The three-page document - reportedly an internal guide for instructing North Korea’s military brass on the state’s official views prior to the Hanoi summit - was published by the Workers’ Party of Korea in November 2018.
“The dear supreme commander will dominate the world with the nuclear weapons, and will make the US apologize and compensate us for decades of bullying our people, and will declare to the entire world that the world’s powerful order will be reshaped by the Juche-Korea, not the United States,” the document reads. Juche is the North Korean ideology of self-reliance.
Kim is reportedly quoted in the document saying that he will use the meeting “to further consolidate nuclear power that we have created.” According to UPI, other sections of the text note that North Korea has managed to reach its most advanced stage of “strategic rocket” development under Kim.
Morgan Ortagus, spokesperson for the US State Department, told the publication that despite the remarks made in the document, both Trump and US Secretary of State Mike Pompeo “believe that Chairman Kim will fulfill his commitment to denuclearize, and that remains our policy.”
The document’s authenticity is currently being reviewed by South Korea’s Unification Ministry, which stated Monday that they have been made aware of the text. Questionable features raising red flags include, but are not limited to, the format of the document’s date and indications of whether it was meant for distribution to the Workers’ Party or the “interior,” analyst Cheong Seong Chang told UPI.
Ri Jong Ho, a North Korean official who defected to South Korea in 2014, told VOA on Sunday that “the document directly reflects Kim’s thoughts and the ideology of the Korea Workers’ Party because it is published by the Party.” He also indicated that during his time in the DPRK, he’d attended training lectures in which similar texts were passed out to attendees.
Countries legally viewed as nuclear weapon states include China, France, Russia, the US and the UK, per the 1968 Non-Proliferation Treaty. India, Pakistan, Israel and North Korea are seen as de-facto nuclear weapon states outside of the treaty.

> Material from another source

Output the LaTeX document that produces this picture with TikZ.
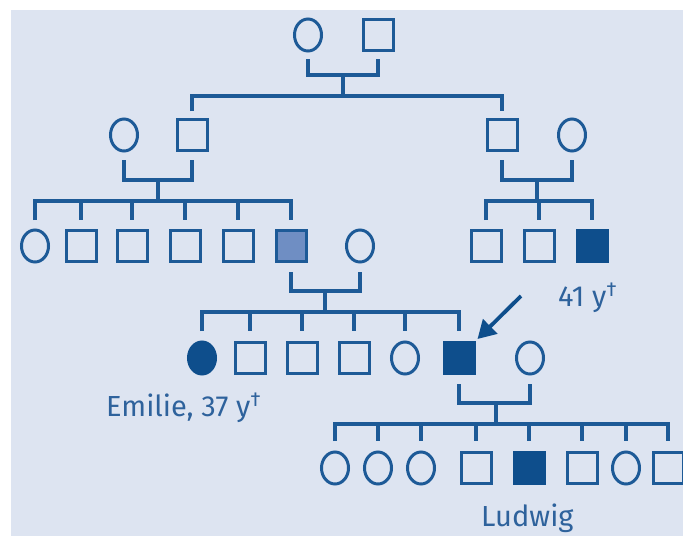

Trump and Kim’s two-day summit in Hanoi came to an abrupt end in February 2019 after the US ultimately refused to offer North Korea any relief from economic sanctions that had been placed on the state. At a press briefing, Trump told reporters that “they wanted the sanctions lifted entirely,” but that the US simply “couldn’t do that.”
The latest development comes just as China’s earthquake monitoring agency indicated that a suspected explosion had triggered a magnitude 1.3 earthquake in the Chinese city of Hunchun, which borders North Korea. Reports of the blast subsequently sparked concern that the DPRK had conducted another nuclear test.